YOUR INSTRUCTIONS => Make an exact transcription of the material, leaving out all images.

DATA BLOCK =>
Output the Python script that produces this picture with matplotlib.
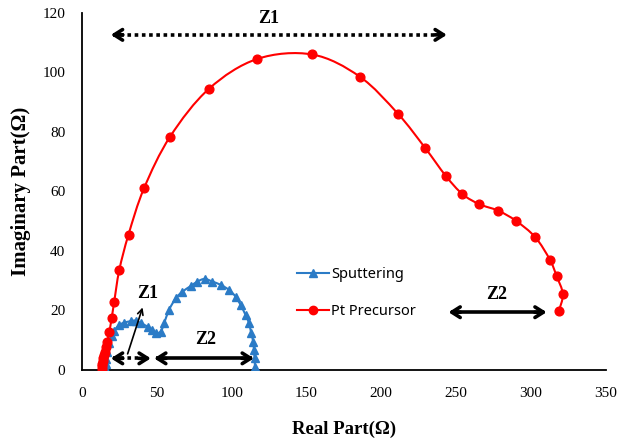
import numpy as np
import matplotlib
matplotlib.use("Agg")
import matplotlib.pyplot as plt
from matplotlib.path import Path
from matplotlib.patches import PathPatch

# ---- data ----
sput_x = [15.5, 15.8, 16.3, 17.0, 18.2, 19.8, 21.5, 24.9, 28.2, 32.7, 36.0, 39.3, 43.8, 47.1,
          49.3, 52.7, 54.9, 58.2, 62.7, 67.1, 72.7, 77.1, 82.0, 87.1, 92.7, 98.2, 102.7,
          106.0, 109.3, 111.6, 113.1, 114.4, 114.9, 115.3, 115.6]
sput_y = [0.5, 2.0, 3.8, 6.0, 9.0, 11.5, 13.2, 15.1, 15.9, 16.4, 16.6, 15.7, 14.6, 13.4,
          12.4, 12.9, 15.7, 20.2, 24.1, 26.3, 28.2, 29.7, 30.6, 29.7, 28.6, 26.9, 24.6,
          21.8, 18.5, 15.7, 12.3, 9.5, 6.7, 3.9, 1.0]

pt_x = [13.2, 13.4, 13.6, 13.9, 14.2, 14.6, 15.1, 15.8, 16.8, 18.2, 19.8, 21.5, 24.9, 31.1,
        41.5, 58.9, 84.9, 117.1, 153.8, 185.5, 211.1, 229.3, 243.1, 254.2, 265.5, 278.2,
        290.0, 302.9, 312.7, 317.1, 321.3, 318.7]
pt_y = [0.3, 1.2, 2.1, 3.0, 4.0, 5.0, 6.2, 7.6, 9.5, 12.6, 17.3, 22.8, 33.5, 45.5,
        61.1, 78.4, 94.5, 104.5, 106.0, 98.6, 86.1, 74.6, 65.2, 59.1, 55.7, 53.5,
        50.1, 44.6, 37.0, 31.6, 25.5, 19.9]

x_ticks = [0, 50, 100, 150, 200, 250, 300, 350]
y_ticks = [0, 20, 40, 60, 80, 100, 120]

BLUE = '#2B7BC6'
RED = '#FF0000'
SERIF = ['Liberation Serif', 'DejaVu Serif']

fig = plt.figure(figsize=(6.33, 4.42), dpi=100)
ax = fig.add_axes([0.1295, 0.163, 0.8275, 0.808])


def smooth_path(xs, ys, ax, color, lw):
    xs = np.asarray(xs, float)
    ys = np.asarray(ys, float)
    sx, sy = 1.5, 2.975
    px, py = xs * sx, ys * sy
    n = len(xs)
    verts = [(xs[0], ys[0])]
    codes = [Path.MOVETO]
    for i in range(n - 1):
        i0 = max(i - 1, 0)
        i3 = min(i + 2, n - 1)
        c1 = (px[i] + (px[i + 1] - px[i0]) / 6.0, py[i] + (py[i + 1] - py[i0]) / 6.0)
        c2 = (px[i + 1] - (px[i3] - px[i]) / 6.0, py[i + 1] - (py[i3] - py[i]) / 6.0)
        verts += [(c1[0] / sx, c1[1] / sy), (c2[0] / sx, c2[1] / sy), (xs[i + 1], ys[i + 1])]
        codes += [Path.CURVE4, Path.CURVE4, Path.CURVE4]
    patch = PathPatch(Path(verts, codes), facecolor='none', edgecolor=color, lw=lw,
                      transform=ax.transData, zorder=2)
    ax.add_patch(patch)


smooth_path(sput_x, sput_y, ax, BLUE, 1.5)
smooth_path(pt_x, pt_y, ax, RED, 1.5)
ax.plot(sput_x, sput_y, linestyle='none', marker='^', ms=5.5, color=BLUE, zorder=3)
ax.plot(pt_x, pt_y, linestyle='none', marker='o', ms=6.3, color=RED, zorder=3)

# legend proxies
ax.plot([], [], color=BLUE, marker='^', ms=6, lw=1.5, label='Sputtering')
ax.plot([], [], color=RED, marker='o', ms=6, lw=1.5, label='Pt Precursor')
leg = ax.legend(loc='upper left', bbox_to_anchor=(0.40, 0.305), frameon=False,
                prop={'family': ['Noto Sans', 'DejaVu Sans'], 'size': 10.5},
                handlelength=2.2, handletextpad=0.1, labelspacing=1.5, borderaxespad=0)

ax.set_xlim(0, 350)
ax.set_ylim(0, 120)
ax.set_xticks(x_ticks)
ax.set_yticks(y_ticks)
ax.tick_params(length=0, labelsize=11)
ax.tick_params(axis='x', pad=12)
ax.tick_params(axis='y', pad=12)
for lab in ax.get_xticklabels() + ax.get_yticklabels():
    lab.set_family(SERIF)
for s in ['top', 'right']:
    ax.spines[s].set_visible(False)
for s in ['left', 'bottom']:
    ax.spines[s].set_linewidth(1.3)
    ax.spines[s].set_color('black')

ax.set_xlabel('Real Part(Ω)', family=SERIF, fontsize=13.5, fontweight='bold', labelpad=15)
ax.set_ylabel('Imaginary Part(Ω)', family=SERIF, fontsize=15, fontweight='bold', labelpad=8)


def dbl_arrow(x0, x1, y, dotted=False, lw=2.6):
    if dotted:
        ax.plot([x0 + 1.5, x1 - 1.5], [y, y], color='black', lw=lw,
                linestyle=(0, (1.0, 1.0)), solid_capstyle='butt', zorder=4)
    else:
        ax.plot([x0 + 1.5, x1 - 1.5], [y, y], color='black', lw=lw, zorder=4,
                solid_capstyle='butt')
    for tip, tail in [(x0, x0 + 8), (x1, x1 - 8)]:
        ax.annotate('', xy=(tip, y), xytext=(tail, y),
                    arrowprops=dict(arrowstyle='->,head_length=0.6,head_width=0.38',
                                    lw=lw, color='black', shrinkA=0, shrinkB=0),
                    zorder=5)


dbl_arrow(19.3, 243.8, 112.6, dotted=True)
dbl_arrow(244.9, 310.5, 19.4)
dbl_arrow(19.3, 46.0, 3.9, dotted=True)
dbl_arrow(48.2, 114.9, 3.9)

tfont = dict(family=SERIF, fontsize=13, fontweight='bold', ha='center', va='center')
ax.text(124.5, 118.2, 'Z1', **tfont)
ax.text(277.0, 25.5, 'Z2', **tfont)
ax.text(44.0, 25.8, 'Z1', **tfont)
ax.text(82.7, 10.3, 'Z2', **tfont)
ax.annotate('', xy=(40.5, 21.0), xytext=(30.5, 5.4),
            arrowprops=dict(arrowstyle='->,head_length=0.4,head_width=0.2', lw=1.2,
                            color='black', shrinkA=0, shrinkB=0))

fig.savefig('out.png', dpi=100)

SOLUTION TO THE PROBLEM =>
Output the Python script that produces this picture with matplotlib.
import numpy as np
import matplotlib
matplotlib.use("Agg")
import matplotlib.pyplot as plt
from matplotlib.path import Path
from matplotlib.patches import PathPatch

# ---- data ----
sput_x = [15.5, 15.8, 16.3, 17.0, 18.2, 19.8, 21.5, 24.9, 28.2, 32.7, 36.0, 39.3, 43.8, 47.1,
          49.3, 52.7, 54.9, 58.2, 62.7, 67.1, 72.7, 77.1, 82.0, 87.1, 92.7, 98.2, 102.7,
          106.0, 109.3, 111.6, 113.1, 114.4, 114.9, 115.3, 115.6]
sput_y = [0.5, 2.0, 3.8, 6.0, 9.0, 11.5, 13.2, 15.1, 15.9, 16.4, 16.6, 15.7, 14.6, 13.4,
          12.4, 12.9, 15.7, 20.2, 24.1, 26.3, 28.2, 29.7, 30.6, 29.7, 28.6, 26.9, 24.6,
          21.8, 18.5, 15.7, 12.3, 9.5, 6.7, 3.9, 1.0]

pt_x = [13.2, 13.4, 13.6, 13.9, 14.2, 14.6, 15.1, 15.8, 16.8, 18.2, 19.8, 21.5, 24.9, 31.1,
        41.5, 58.9, 84.9, 117.1, 153.8, 185.5, 211.1, 229.3, 243.1, 254.2, 265.5, 278.2,
        290.0, 302.9, 312.7, 317.1, 321.3, 318.7]
pt_y = [0.3, 1.2, 2.1, 3.0, 4.0, 5.0, 6.2, 7.6, 9.5, 12.6, 17.3, 22.8, 33.5, 45.5,
        61.1, 78.4, 94.5, 104.5, 106.0, 98.6, 86.1, 74.6, 65.2, 59.1, 55.7, 53.5,
        50.1, 44.6, 37.0, 31.6, 25.5, 19.9]

x_ticks = [0, 50, 100, 150, 200, 250, 300, 350]
y_ticks = [0, 20, 40, 60, 80, 100, 120]

BLUE = '#2B7BC6'
RED = '#FF0000'
SERIF = ['Liberation Serif', 'DejaVu Serif']

fig = plt.figure(figsize=(6.33, 4.42), dpi=100)
ax = fig.add_axes([0.1295, 0.163, 0.8275, 0.808])


def smooth_path(xs, ys, ax, color, lw):
    xs = np.asarray(xs, float)
    ys = np.asarray(ys, float)
    sx, sy = 1.5, 2.975
    px, py = xs * sx, ys * sy
    n = len(xs)
    verts = [(xs[0], ys[0])]
    codes = [Path.MOVETO]
    for i in range(n - 1):
        i0 = max(i - 1, 0)
        i3 = min(i + 2, n - 1)
        c1 = (px[i] + (px[i + 1] - px[i0]) / 6.0, py[i] + (py[i + 1] - py[i0]) / 6.0)
        c2 = (px[i + 1] - (px[i3] - px[i]) / 6.0, py[i + 1] - (py[i3] - py[i]) / 6.0)
        verts += [(c1[0] / sx, c1[1] / sy), (c2[0] / sx, c2[1] / sy), (xs[i + 1], ys[i + 1])]
        codes += [Path.CURVE4, Path.CURVE4, Path.CURVE4]
    patch = PathPatch(Path(verts, codes), facecolor='none', edgecolor=color, lw=lw,
                      transform=ax.transData, zorder=2)
    ax.add_patch(patch)


smooth_path(sput_x, sput_y, ax, BLUE, 1.5)
smooth_path(pt_x, pt_y, ax, RED, 1.5)
ax.plot(sput_x, sput_y, linestyle='none', marker='^', ms=5.5, color=BLUE, zorder=3)
ax.plot(pt_x, pt_y, linestyle='none', marker='o', ms=6.3, color=RED, zorder=3)

# legend proxies
ax.plot([], [], color=BLUE, marker='^', ms=6, lw=1.5, label='Sputtering')
ax.plot([], [], color=RED, marker='o', ms=6, lw=1.5, label='Pt Precursor')
leg = ax.legend(loc='upper left', bbox_to_anchor=(0.40, 0.305), frameon=False,
                prop={'family': ['Noto Sans', 'DejaVu Sans'], 'size': 10.5},
                handlelength=2.2, handletextpad=0.1, labelspacing=1.5, borderaxespad=0)

ax.set_xlim(0, 350)
ax.set_ylim(0, 120)
ax.set_xticks(x_ticks)
ax.set_yticks(y_ticks)
ax.tick_params(length=0, labelsize=11)
ax.tick_params(axis='x', pad=12)
ax.tick_params(axis='y', pad=12)
for lab in ax.get_xticklabels() + ax.get_yticklabels():
    lab.set_family(SERIF)
for s in ['top', 'right']:
    ax.spines[s].set_visible(False)
for s in ['left', 'bottom']:
    ax.spines[s].set_linewidth(1.3)
    ax.spines[s].set_color('black')

ax.set_xlabel('Real Part(Ω)', family=SERIF, fontsize=13.5, fontweight='bold', labelpad=15)
ax.set_ylabel('Imaginary Part(Ω)', family=SERIF, fontsize=15, fontweight='bold', labelpad=8)


def dbl_arrow(x0, x1, y, dotted=False, lw=2.6):
    if dotted:
        ax.plot([x0 + 1.5, x1 - 1.5], [y, y], color='black', lw=lw,
                linestyle=(0, (1.0, 1.0)), solid_capstyle='butt', zorder=4)
    else:
        ax.plot([x0 + 1.5, x1 - 1.5], [y, y], color='black', lw=lw, zorder=4,
                solid_capstyle='butt')
    for tip, tail in [(x0, x0 + 8), (x1, x1 - 8)]:
        ax.annotate('', xy=(tip, y), xytext=(tail, y),
                    arrowprops=dict(arrowstyle='->,head_length=0.6,head_width=0.38',
                                    lw=lw, color='black', shrinkA=0, shrinkB=0),
                    zorder=5)


dbl_arrow(19.3, 243.8, 112.6, dotted=True)
dbl_arrow(244.9, 310.5, 19.4)
dbl_arrow(19.3, 46.0, 3.9, dotted=True)
dbl_arrow(48.2, 114.9, 3.9)

tfont = dict(family=SERIF, fontsize=13, fontweight='bold', ha='center', va='center')
ax.text(124.5, 118.2, 'Z1', **tfont)
ax.text(277.0, 25.5, 'Z2', **tfont)
ax.text(44.0, 25.8, 'Z1', **tfont)
ax.text(82.7, 10.3, 'Z2', **tfont)
ax.annotate('', xy=(40.5, 21.0), xytext=(30.5, 5.4),
            arrowprops=dict(arrowstyle='->,head_length=0.4,head_width=0.2', lw=1.2,
                            color='black', shrinkA=0, shrinkB=0))

fig.savefig('out.png', dpi=100)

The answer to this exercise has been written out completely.